Friday, August 10, 2018

The Kindling, The Selection, Genius: The Game

The Kindling by Braden Bell

This is book one of I think seven. It is written in third person past tense. It is the story of three teens in whom there awakens the unexpected powers of the ‘Magi.’ The Magi are a secret force engaged in a battle between good and evil. I love that not all three are sold on embracing their powers and joining the battle. It is an intense battle and well written. I loved the idea of super powers when I was a teen and still wouldn’t mind having a few to help in special circumstances.

The Selection by Kiera Cass

It is the first in a series. It is written in third person past tense. The plot is the bachelor meets the hunger games. Set in the post-world war IV kingdom of Illea. The kingdom is made up of 35 regions. From each region, a candidate will be selected to go live in the palace. From one of these 35 women, Prince Maxon will pick his wife. There is a lot of worries and turmoil over ‘Will he like me?’ ‘Do I like him?’ ‘I’m homesick and want to go home?’ And then there are those pesky rebels who keep attacking and ruining the party. Oh, and the old boyfriend shows up at the palace. And spoiler alert book one ends without us finding out who the Prince chooses.

Genius: The Game by Leopold Gout

This book is told in three different first-person voices. All three are teens who are computer and technology prodigies. These three teens end up at the Game, which is being held by an international businessman.
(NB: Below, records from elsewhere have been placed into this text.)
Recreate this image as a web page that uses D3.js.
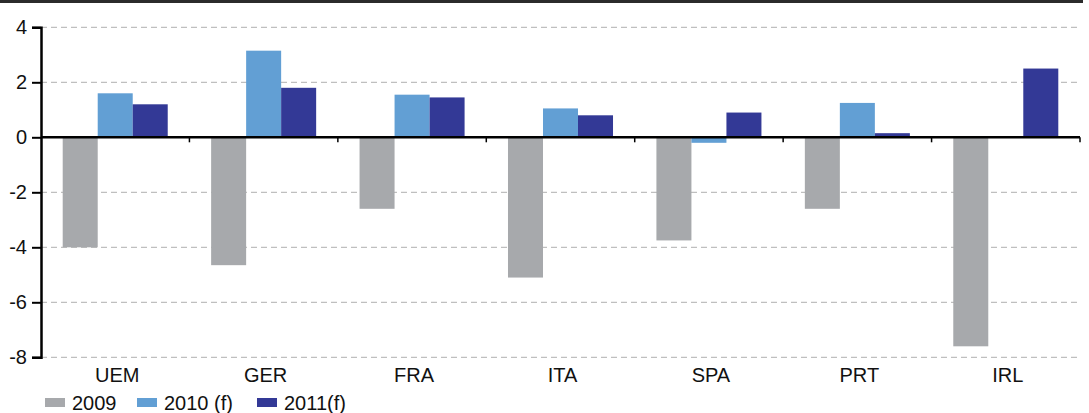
<!DOCTYPE html>
<html>
<head>
<meta charset="utf-8">
<script src="https://cdn.jsdelivr.net/npm/d3@7/dist/d3.min.js"></script>
<style>
  body { margin: 0; background: #fff; }
  svg text { font-family: "Liberation Sans", Arial, sans-serif; fill: #111; }
</style>
</head>
<body>
<div id="chart"></div>
<script>
var categories = ['UEM', 'GER', 'FRA', 'ITA', 'SPA', 'PRT', 'IRL'];
var seriesNames = ['2009', '2010 (f)', '2011(f)'];
var values2009 = [-4.0, -4.65, -2.6, -5.1, -3.75, -2.6, -7.6];
var values2010 = [1.6, 3.15, 1.55, 1.05, -0.2, 1.25, null];
var values2011 = [1.2, 1.8, 1.45, 0.8, 0.9, 0.15, 2.5];
var yTicks = [4, 2, 0, -2, -4, -6, -8];
var colors = ['#a7a9ac', '#629fd4', '#333996'];

var width = 1089, height = 413;
var plotLeft = 41, plotRight = 1080, plotTop = 27.3, plotBottom = 357.3;
var fontSize = 20;

var svg = d3.select('#chart').append('svg')
  .attr('width', width)
  .attr('height', height);

// top rule
svg.append('rect')
  .attr('x', 0).attr('y', 0)
  .attr('width', 1083).attr('height', 3)
  .attr('fill', '#2b2b2b');

var x = d3.scaleBand().domain(categories).range([plotLeft, plotRight]).paddingInner(0).paddingOuter(0);
var inner = d3.scaleBand().domain(seriesNames).range([0, x.bandwidth()]).paddingInner(0).paddingOuter(0.62);
var y = d3.scaleLinear().domain([4, -8]).range([plotTop, plotBottom]);

// grid
svg.append('g').selectAll('line.grid')
  .data(yTicks.filter(function(d) { return d !== 0; }))
  .enter().append('line')
  .attr('class', 'grid')
  .attr('x1', plotLeft).attr('x2', plotRight)
  .attr('y1', function(d) { return y(d); })
  .attr('y2', function(d) { return y(d); })
  .attr('stroke', '#b0b0b0')
  .attr('stroke-width', 1)
  .attr('stroke-dasharray', '6,4');

// bars
var rows = [];
categories.forEach(function(c, i) {
  [values2009, values2010, values2011].forEach(function(vals, s) {
    if (vals[i] !== null) rows.push({ cat: c, series: seriesNames[s], value: vals[i], color: colors[s] });
  });
});

svg.append('g').selectAll('rect.bar')
  .data(rows)
  .enter().append('rect')
  .attr('class', 'bar')
  .attr('x', function(d) { return x(d.cat) + inner(d.series); })
  .attr('width', inner.bandwidth())
  .attr('y', function(d) { return y(Math.max(0, d.value)); })
  .attr('height', function(d) { return Math.abs(y(d.value) - y(0)); })
  .attr('fill', function(d) { return d.color; });

// y axis
var yAxis = d3.axisLeft(y).tickValues(yTicks).tickSize(9).tickPadding(5)
  .tickFormat(function(d) { return d < 0 ? '-' + Math.abs(d) : d; });
var gy = svg.append('g').attr('transform', 'translate(' + plotLeft + ',0)').call(yAxis);
gy.select('.domain').attr('stroke', '#000').attr('stroke-width', 2.5);
gy.selectAll('.tick line').attr('stroke', '#000').attr('stroke-width', 2);
gy.selectAll('.tick text').attr('font-size', fontSize).attr('fill', '#111');

// x axis at zero
var boundaries = categories.map(function(c) { return x(c); }).concat([plotRight]);
svg.append('line')
  .attr('x1', plotLeft).attr('x2', plotRight)
  .attr('y1', y(0)).attr('y2', y(0))
  .attr('stroke', '#000').attr('stroke-width', 2.5);
svg.append('g').selectAll('line.xtick')
  .data(boundaries.slice(1))
  .enter().append('line')
  .attr('class', 'xtick')
  .attr('x1', function(d) { return d; }).attr('x2', function(d) { return d; })
  .attr('y1', y(0)).attr('y2', y(0) + 5)
  .attr('stroke', '#000').attr('stroke-width', 1.5);

// category labels
svg.append('g').selectAll('text.cat')
  .data(categories)
  .enter().append('text')
  .attr('class', 'cat')
  .attr('x', function(d) { return x(d) + x.bandwidth() / 2 + 2; })
  .attr('y', 382)
  .attr('text-anchor', 'middle')
  .attr('font-size', fontSize)
  .text(function(d) { return d; });

// legend
var legendX = [45, 137, 257];
var legend = svg.append('g').selectAll('g.leg')
  .data(seriesNames)
  .enter().append('g')
  .attr('class', 'leg')
  .attr('transform', function(d, i) { return 'translate(' + legendX[i] + ',0)'; });
legend.append('rect')
  .attr('x', 0).attr('y', 398)
  .attr('width', 20).attr('height', 9)
  .attr('fill', function(d, i) { return colors[i]; });
legend.append('text')
  .attr('x', 27).attr('y', 410)
  .attr('font-size', fontSize)
  .text(function(d) { return d; });
</script>
</body>
</html>
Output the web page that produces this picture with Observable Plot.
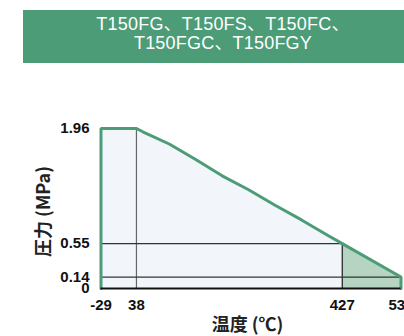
<!DOCTYPE html>
<html>
<head>
<meta charset="utf-8">
<script src="https://cdn.jsdelivr.net/npm/d3@7"></script>
<script src="https://cdn.jsdelivr.net/npm/@observablehq/plot@0.6"></script>
<style>
  html, body { margin: 0; padding: 0; background: #fff; width: 404px; height: 336px; overflow: hidden; }
  #wrap { position: relative; width: 404px; height: 336px; }
  #banner { position: absolute; left: 0; top: 0; }
  #banner text { font-family: "Liberation Sans", "Noto Sans CJK JP", sans-serif; font-size: 18px; fill: #fff; letter-spacing: 0.2px; }
  #chart { position: absolute; left: 0; top: 0; }
</style>
</head>
<body>
<div id="wrap">
  <div id="chart"></div>
  <svg id="banner" width="404" height="70">
    <rect x="23" y="10" width="400" height="53" fill="#4c9c78"></rect>
    <text x="223" y="30" text-anchor="middle">T150FG、T150FS、T150FC、</text>
    <text x="223" y="49" text-anchor="middle">T150FGC、T150FGY</text>
  </svg>
</div>
<script>
const temperatures = [-29, 38, 50, 100, 150, 200, 250, 300, 350, 400, 427, 538];
const pressures = [1.96, 1.96, 1.92, 1.77, 1.58, 1.38, 1.21, 1.02, 0.84, 0.65, 0.55, 0.14];
const xTicks = [-29, 38, 427, 538];
const yTicks = [0, 0.14, 0.55, 1.96];
const xTitle = "温度 (℃)";
const yTitle = "圧力 (MPa)";

const pts = temperatures.map((t, i) => ({t, p: pressures[i]}));
const tMin = temperatures[0], tMax = temperatures[temperatures.length - 1];
const outline = [{t: tMin, p: 0}, ...pts, {t: tMax, p: 0}];
const lowPart = pts.filter(d => d.t <= 427);
const highPart = pts.filter(d => d.t >= 427);
const green = "#4c9c78";

const chart = Plot.plot({
  width: 404,
  height: 336,
  marginLeft: 100.5,
  marginRight: 3.5,
  marginTop: 128,
  marginBottom: 48,
  style: {fontFamily: "Liberation Sans, Arial, sans-serif", fontSize: "15px", fontWeight: "bold", color: "#111", background: "transparent"},
  x: {domain: [tMin, tMax]},
  y: {domain: [0, 1.96]},
  marks: [
    Plot.areaY(lowPart, {x: "t", y: "p", fill: "#f2f6fa"}),
    Plot.areaY(highPart, {x: "t", y: "p", fill: "#b5d4c1"}),
    Plot.ruleX([38], {y1: 0, y2: 1.96, stroke: "#666", strokeWidth: 1.2}),
    Plot.ruleX([427], {y1: 0, y2: 0.55, stroke: "#222", strokeWidth: 1.2}),
    Plot.ruleY([0.55], {x1: tMin, x2: 427, stroke: "#333", strokeWidth: 1.2}),
    Plot.ruleY([0.14], {x1: tMin, x2: tMax, stroke: "#333", strokeWidth: 1.2}),
    Plot.line(outline, {x: "t", y: "p", stroke: green, strokeWidth: 3, strokeLinejoin: "miter"}),
    Plot.ruleY([0], {x1: tMin, x2: tMax, stroke: "#111", strokeWidth: 2}),
    Plot.axisX({ticks: xTicks, tickSize: 0, tickPadding: 11, label: null, tickFormat: d => String(d)}),
    Plot.axisY({ticks: yTicks, tickSize: 0, tickPadding: 11.5, label: null, tickFormat: d => String(d)}),
    Plot.text([yTitle], {frameAnchor: "left", text: d => d, rotate: -90, textAnchor: "middle", lineAnchor: "middle", dx: -57, dy: 3, fontSize: 18, fontWeight: "bold", fontFamily: "Noto Sans CJK JP", fill: "#222"}),
    Plot.text([xTitle], {frameAnchor: "bottom", text: d => d, textAnchor: "middle", lineAnchor: "middle", dx: -3.5, dy: 37, fontSize: 18, fontWeight: "bold", fontFamily: "Noto Sans CJK JP", fill: "#222"})
  ]
});
document.getElementById("chart").appendChild(chart);
</script>
</body>
</html>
While on the surface all seems on the up and up these teens know there is a very nefarious plot running beneath the surface. Oh, and by the way they aren’t shy about breaking a few laws and rules themselves. There is a lot of computer and code talk that may turn on some but also did not slow the story down for the less geeky me. You’re left at the end with a cliffhanger. There are two additional books in the series.